[Records]
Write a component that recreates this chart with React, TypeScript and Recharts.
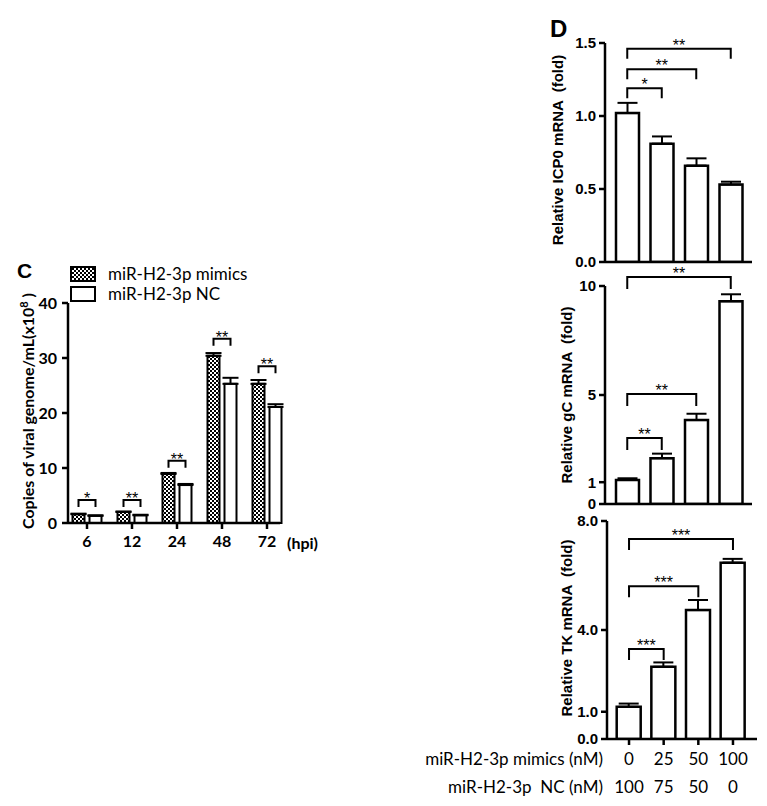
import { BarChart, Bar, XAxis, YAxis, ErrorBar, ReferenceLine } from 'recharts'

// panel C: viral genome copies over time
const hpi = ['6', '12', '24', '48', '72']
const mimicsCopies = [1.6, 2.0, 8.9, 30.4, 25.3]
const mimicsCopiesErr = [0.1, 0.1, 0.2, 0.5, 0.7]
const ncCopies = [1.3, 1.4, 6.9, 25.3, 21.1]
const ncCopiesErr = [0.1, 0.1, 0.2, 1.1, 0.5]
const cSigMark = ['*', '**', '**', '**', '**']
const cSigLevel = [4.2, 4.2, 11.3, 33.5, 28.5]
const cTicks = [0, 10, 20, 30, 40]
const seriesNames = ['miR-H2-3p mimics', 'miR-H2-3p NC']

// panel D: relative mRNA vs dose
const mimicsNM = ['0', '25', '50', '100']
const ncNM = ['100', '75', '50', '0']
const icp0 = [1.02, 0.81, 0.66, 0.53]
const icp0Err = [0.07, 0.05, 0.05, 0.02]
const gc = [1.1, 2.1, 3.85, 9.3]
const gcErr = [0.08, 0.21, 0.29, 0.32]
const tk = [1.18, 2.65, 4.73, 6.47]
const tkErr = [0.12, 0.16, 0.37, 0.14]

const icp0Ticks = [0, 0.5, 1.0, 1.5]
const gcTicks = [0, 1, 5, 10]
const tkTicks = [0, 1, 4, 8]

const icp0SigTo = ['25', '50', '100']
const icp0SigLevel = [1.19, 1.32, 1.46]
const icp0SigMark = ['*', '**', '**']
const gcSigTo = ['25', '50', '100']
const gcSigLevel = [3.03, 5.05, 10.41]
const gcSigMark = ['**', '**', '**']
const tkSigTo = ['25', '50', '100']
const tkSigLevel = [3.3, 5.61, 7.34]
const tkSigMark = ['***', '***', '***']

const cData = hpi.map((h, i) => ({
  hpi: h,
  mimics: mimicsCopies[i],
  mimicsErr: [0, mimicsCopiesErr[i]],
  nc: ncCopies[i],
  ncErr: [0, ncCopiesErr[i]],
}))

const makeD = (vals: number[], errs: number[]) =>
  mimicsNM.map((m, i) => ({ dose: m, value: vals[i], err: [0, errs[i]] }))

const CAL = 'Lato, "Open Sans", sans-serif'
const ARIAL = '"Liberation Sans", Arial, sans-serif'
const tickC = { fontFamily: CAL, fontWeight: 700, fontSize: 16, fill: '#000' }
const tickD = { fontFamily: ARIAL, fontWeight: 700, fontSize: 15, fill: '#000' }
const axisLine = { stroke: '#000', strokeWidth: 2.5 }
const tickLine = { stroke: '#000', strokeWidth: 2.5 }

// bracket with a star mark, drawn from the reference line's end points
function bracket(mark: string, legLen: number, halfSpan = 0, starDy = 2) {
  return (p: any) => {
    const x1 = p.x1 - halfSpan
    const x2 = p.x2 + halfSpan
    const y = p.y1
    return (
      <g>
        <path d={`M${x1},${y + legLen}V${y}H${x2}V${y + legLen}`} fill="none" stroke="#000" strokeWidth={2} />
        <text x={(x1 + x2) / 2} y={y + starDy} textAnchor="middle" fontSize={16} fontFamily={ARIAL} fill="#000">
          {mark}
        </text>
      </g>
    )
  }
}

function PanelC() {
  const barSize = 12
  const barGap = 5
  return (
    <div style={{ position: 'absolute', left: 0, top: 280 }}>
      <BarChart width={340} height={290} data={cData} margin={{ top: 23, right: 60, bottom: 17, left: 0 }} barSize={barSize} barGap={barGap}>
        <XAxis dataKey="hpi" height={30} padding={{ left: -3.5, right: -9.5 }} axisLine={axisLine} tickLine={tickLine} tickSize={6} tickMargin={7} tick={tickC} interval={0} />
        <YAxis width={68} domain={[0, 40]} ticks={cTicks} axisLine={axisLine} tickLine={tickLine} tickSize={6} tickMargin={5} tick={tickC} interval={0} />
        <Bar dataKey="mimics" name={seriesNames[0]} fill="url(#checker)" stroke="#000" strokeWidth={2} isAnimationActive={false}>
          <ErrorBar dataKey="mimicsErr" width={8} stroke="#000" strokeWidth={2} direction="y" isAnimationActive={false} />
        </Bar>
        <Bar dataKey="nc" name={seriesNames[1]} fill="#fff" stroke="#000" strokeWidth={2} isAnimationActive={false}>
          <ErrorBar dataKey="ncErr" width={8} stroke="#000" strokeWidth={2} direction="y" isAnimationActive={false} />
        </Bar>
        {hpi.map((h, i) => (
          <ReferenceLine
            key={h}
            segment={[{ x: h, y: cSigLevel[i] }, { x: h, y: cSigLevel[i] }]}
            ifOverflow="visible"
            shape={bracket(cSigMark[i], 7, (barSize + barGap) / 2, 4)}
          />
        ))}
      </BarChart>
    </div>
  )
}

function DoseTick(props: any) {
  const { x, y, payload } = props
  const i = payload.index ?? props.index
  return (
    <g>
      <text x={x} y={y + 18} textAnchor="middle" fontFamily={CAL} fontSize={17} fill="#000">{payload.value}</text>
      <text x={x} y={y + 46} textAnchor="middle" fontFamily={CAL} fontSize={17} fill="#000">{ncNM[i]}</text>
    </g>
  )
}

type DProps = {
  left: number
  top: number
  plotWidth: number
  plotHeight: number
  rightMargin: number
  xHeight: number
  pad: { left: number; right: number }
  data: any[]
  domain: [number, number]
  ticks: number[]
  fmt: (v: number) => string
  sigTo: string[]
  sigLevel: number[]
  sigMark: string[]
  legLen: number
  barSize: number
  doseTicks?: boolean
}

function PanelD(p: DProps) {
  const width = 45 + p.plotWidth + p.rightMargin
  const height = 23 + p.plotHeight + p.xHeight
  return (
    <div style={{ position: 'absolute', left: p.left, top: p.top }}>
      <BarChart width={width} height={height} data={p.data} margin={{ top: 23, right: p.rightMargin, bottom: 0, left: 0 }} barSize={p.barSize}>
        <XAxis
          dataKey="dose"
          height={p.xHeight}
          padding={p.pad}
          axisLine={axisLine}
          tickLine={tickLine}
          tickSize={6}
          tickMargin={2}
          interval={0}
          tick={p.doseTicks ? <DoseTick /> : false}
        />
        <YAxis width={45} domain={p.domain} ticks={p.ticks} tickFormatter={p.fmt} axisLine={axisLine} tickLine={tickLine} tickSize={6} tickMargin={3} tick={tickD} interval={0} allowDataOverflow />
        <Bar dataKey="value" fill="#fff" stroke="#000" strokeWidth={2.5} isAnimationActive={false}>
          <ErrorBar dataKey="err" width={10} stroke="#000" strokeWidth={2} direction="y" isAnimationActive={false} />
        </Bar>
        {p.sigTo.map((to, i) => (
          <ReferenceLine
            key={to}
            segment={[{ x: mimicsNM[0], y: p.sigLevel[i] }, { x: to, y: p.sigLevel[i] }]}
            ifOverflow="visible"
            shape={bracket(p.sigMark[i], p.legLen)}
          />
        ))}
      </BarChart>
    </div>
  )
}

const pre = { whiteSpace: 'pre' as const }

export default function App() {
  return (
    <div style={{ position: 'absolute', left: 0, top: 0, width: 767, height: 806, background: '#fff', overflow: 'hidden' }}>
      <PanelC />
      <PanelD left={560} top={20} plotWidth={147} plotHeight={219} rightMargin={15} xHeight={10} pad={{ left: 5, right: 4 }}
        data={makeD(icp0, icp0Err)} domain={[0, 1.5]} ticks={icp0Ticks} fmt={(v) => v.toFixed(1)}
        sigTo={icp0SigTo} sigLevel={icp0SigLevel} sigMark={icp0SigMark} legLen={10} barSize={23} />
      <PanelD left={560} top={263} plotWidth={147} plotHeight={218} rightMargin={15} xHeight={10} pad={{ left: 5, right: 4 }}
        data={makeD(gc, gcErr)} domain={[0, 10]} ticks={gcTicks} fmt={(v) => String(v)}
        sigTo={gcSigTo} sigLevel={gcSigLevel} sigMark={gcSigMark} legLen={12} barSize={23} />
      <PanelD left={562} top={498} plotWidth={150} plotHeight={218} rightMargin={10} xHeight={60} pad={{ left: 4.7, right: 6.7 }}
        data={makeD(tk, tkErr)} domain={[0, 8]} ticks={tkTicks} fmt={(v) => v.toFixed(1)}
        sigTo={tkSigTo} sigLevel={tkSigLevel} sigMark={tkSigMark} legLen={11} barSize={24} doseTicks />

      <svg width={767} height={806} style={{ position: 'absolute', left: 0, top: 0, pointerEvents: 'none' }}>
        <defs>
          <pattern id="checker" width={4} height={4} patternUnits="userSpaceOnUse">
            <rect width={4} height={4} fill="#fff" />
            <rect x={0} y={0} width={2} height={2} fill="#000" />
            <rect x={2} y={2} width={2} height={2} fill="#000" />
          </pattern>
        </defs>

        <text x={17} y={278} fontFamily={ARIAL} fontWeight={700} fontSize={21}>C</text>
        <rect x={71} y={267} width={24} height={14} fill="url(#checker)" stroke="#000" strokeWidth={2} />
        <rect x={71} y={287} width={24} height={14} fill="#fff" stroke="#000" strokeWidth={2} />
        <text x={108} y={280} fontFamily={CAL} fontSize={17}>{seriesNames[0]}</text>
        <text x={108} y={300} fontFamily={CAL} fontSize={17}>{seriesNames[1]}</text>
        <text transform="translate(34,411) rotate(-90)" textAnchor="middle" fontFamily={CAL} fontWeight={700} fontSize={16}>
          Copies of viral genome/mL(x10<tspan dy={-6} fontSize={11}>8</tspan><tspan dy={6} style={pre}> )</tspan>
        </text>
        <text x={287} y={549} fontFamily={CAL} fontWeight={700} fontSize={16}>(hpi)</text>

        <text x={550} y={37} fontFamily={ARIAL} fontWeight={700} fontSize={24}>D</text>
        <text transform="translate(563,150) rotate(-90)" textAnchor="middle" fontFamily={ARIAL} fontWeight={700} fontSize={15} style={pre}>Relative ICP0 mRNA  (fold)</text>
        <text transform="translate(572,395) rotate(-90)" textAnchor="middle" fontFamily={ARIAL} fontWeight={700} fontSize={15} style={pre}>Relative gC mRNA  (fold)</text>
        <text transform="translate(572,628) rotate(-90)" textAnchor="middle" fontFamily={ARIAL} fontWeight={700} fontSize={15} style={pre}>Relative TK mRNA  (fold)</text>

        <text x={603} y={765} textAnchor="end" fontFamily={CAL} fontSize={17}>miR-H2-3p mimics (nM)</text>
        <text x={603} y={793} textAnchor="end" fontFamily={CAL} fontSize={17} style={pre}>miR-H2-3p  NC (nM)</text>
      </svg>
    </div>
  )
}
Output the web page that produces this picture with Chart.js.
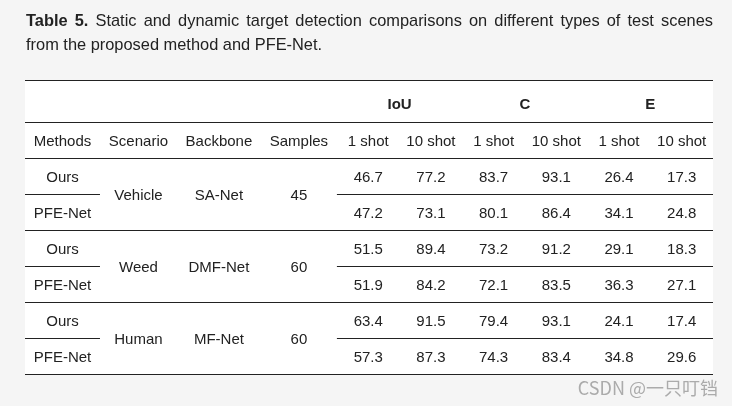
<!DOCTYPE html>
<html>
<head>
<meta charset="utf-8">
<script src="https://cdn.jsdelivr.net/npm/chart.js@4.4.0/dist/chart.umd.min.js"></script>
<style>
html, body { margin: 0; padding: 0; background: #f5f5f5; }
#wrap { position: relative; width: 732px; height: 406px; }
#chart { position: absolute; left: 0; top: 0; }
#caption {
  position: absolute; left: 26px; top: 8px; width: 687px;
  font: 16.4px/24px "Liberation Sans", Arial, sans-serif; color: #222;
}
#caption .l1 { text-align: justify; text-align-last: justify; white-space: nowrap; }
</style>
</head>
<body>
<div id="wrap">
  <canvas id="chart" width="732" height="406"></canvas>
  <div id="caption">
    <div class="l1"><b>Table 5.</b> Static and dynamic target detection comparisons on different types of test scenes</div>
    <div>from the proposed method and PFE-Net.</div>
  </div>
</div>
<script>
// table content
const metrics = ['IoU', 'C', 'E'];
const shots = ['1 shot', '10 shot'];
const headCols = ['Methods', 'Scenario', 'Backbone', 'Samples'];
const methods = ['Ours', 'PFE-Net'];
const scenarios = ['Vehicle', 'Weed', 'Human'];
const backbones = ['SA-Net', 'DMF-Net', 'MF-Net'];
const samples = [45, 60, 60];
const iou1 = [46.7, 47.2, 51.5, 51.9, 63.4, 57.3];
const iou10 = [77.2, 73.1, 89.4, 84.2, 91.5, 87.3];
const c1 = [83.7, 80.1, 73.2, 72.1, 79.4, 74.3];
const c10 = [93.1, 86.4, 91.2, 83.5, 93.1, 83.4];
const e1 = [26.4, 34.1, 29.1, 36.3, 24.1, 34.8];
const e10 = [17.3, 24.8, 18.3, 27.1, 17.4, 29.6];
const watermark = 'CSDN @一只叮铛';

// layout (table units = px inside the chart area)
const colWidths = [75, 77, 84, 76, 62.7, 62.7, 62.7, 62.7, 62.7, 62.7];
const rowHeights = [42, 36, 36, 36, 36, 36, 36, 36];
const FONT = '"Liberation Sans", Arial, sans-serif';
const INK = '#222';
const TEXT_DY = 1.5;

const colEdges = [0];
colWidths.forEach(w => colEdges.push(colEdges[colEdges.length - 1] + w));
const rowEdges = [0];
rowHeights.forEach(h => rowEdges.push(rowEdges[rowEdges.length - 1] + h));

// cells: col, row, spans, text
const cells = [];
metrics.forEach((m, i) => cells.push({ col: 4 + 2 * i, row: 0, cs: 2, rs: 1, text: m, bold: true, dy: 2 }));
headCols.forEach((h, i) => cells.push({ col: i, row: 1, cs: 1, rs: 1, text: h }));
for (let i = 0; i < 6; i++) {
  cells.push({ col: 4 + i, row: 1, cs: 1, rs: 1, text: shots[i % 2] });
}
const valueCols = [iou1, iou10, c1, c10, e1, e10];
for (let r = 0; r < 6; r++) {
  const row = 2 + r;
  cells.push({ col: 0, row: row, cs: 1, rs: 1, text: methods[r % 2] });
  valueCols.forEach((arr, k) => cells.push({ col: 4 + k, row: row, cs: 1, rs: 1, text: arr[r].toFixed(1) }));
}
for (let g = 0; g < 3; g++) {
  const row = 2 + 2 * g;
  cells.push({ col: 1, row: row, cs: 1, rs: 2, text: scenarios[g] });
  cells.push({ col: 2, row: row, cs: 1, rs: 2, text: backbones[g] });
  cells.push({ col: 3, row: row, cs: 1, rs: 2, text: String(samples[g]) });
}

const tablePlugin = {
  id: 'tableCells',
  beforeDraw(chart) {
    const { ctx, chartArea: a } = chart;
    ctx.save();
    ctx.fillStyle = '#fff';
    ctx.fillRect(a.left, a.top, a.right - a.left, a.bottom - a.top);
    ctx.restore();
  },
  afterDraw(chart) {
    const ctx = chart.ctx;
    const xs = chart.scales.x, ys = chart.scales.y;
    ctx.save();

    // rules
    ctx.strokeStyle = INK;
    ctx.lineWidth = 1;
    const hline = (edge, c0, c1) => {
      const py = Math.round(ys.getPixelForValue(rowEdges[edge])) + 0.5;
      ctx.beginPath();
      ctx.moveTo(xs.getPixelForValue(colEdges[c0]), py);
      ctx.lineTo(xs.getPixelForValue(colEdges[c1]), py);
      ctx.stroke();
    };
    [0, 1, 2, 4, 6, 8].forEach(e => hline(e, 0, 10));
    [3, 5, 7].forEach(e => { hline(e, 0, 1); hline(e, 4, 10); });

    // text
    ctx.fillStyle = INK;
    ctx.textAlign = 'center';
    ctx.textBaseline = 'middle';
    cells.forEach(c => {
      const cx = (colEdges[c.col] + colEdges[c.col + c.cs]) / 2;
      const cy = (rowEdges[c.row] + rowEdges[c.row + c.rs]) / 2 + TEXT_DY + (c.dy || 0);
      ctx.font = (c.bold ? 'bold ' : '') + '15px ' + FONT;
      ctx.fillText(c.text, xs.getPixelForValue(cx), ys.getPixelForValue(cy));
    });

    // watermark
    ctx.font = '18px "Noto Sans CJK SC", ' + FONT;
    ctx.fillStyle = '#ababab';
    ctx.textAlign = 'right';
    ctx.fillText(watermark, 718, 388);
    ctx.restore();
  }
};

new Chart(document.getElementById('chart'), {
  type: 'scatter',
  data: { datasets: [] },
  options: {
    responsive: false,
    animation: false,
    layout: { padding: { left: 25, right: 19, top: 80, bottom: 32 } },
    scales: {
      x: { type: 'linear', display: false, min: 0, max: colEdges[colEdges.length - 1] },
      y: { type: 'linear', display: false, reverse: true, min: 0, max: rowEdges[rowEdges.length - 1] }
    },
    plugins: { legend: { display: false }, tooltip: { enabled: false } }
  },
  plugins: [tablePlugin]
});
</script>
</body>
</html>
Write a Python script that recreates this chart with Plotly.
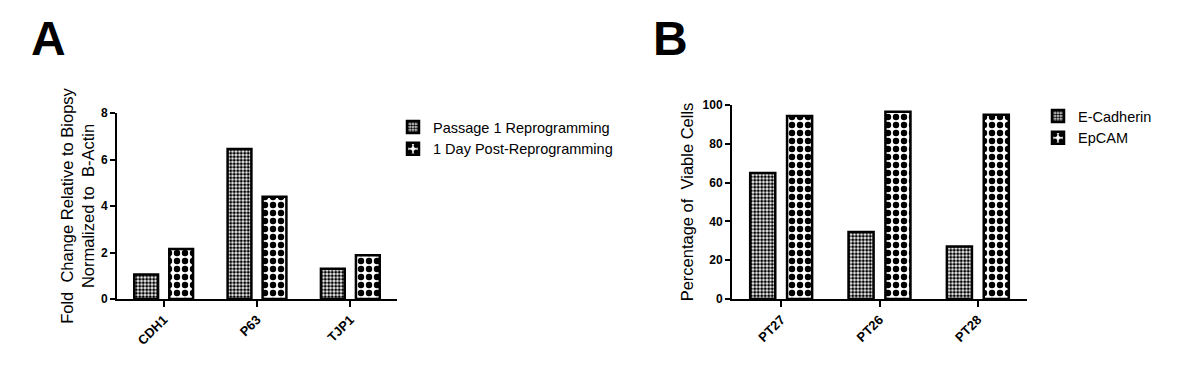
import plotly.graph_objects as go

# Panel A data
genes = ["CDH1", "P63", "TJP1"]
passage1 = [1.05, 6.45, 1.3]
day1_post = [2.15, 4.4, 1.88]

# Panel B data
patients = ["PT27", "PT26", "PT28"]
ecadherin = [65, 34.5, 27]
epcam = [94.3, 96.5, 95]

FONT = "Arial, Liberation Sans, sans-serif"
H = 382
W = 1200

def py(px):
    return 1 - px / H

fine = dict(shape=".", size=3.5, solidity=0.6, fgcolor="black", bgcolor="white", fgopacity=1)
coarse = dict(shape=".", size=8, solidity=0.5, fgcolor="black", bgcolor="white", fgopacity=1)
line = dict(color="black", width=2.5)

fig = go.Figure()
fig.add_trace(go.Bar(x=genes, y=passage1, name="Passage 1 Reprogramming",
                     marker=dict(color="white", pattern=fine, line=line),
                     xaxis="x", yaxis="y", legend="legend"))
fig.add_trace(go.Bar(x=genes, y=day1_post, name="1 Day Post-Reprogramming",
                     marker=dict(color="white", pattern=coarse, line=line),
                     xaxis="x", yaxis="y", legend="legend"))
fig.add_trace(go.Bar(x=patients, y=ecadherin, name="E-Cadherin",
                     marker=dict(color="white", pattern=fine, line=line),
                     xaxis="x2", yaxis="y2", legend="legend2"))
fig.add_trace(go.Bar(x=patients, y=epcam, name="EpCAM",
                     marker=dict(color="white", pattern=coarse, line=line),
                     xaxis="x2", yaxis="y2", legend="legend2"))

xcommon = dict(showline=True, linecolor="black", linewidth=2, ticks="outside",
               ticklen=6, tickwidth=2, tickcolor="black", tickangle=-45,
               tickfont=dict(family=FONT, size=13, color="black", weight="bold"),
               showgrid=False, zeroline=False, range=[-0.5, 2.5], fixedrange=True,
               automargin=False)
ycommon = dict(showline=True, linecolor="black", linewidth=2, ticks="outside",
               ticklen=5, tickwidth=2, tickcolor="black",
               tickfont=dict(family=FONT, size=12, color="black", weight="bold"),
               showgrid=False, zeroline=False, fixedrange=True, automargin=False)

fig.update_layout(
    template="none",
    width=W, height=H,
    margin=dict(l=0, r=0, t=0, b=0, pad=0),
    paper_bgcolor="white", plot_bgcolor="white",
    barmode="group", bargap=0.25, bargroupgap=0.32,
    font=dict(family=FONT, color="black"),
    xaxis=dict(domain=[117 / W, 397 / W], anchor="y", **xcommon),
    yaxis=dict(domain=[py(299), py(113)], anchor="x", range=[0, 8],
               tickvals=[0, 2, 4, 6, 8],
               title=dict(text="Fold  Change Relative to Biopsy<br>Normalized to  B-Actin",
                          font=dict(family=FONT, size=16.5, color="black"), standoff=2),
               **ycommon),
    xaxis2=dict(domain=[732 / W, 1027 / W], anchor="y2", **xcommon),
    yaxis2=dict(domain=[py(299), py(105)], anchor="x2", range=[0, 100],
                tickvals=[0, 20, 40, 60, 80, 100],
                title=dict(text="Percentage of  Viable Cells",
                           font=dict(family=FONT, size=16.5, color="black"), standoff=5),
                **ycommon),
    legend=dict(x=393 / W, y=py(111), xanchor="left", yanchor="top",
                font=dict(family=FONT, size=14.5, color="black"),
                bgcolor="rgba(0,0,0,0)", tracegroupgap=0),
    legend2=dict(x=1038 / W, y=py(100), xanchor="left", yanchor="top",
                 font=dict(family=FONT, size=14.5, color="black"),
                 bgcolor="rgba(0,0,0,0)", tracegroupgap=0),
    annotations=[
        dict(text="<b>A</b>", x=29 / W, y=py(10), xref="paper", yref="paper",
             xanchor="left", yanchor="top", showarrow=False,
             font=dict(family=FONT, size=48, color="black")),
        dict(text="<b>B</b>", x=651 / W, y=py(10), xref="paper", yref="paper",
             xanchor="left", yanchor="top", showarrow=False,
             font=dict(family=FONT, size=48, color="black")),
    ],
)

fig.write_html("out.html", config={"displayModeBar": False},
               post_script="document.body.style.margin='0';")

EXERCISE PROMPT:
Leave the pictures out and reproduce exactly the lines from the top of the listing above through the line with "const tkTicks = [0, 1, 4, 8]".

EXERCISE RESPONSE:
Write a component that recreates this chart with React, TypeScript and Recharts.
import { BarChart, Bar, XAxis, YAxis, ErrorBar, ReferenceLine } from 'recharts'

// panel C: viral genome copies over time
const hpi = ['6', '12', '24', '48', '72']
const mimicsCopies = [1.6, 2.0, 8.9, 30.4, 25.3]
const mimicsCopiesErr = [0.1, 0.1, 0.2, 0.5, 0.7]
const ncCopies = [1.3, 1.4, 6.9, 25.3, 21.1]
const ncCopiesErr = [0.1, 0.1, 0.2, 1.1, 0.5]
const cSigMark = ['*', '**', '**', '**', '**']
const cSigLevel = [4.2, 4.2, 11.3, 33.5, 28.5]
const cTicks = [0, 10, 20, 30, 40]
const seriesNames = ['miR-H2-3p mimics', 'miR-H2-3p NC']

// panel D: relative mRNA vs dose
const mimicsNM = ['0', '25', '50', '100']
const ncNM = ['100', '75', '50', '0']
const icp0 = [1.02, 0.81, 0.66, 0.53]
const icp0Err = [0.07, 0.05, 0.05, 0.02]
const gc = [1.1, 2.1, 3.85, 9.3]
const gcErr = [0.08, 0.21, 0.29, 0.32]
const tk = [1.18, 2.65, 4.73, 6.47]
const tkErr = [0.12, 0.16, 0.37, 0.14]

const icp0Ticks = [0, 0.5, 1.0, 1.5]
const gcTicks = [0, 1, 5, 10]
const tkTicks = [0, 1, 4, 8]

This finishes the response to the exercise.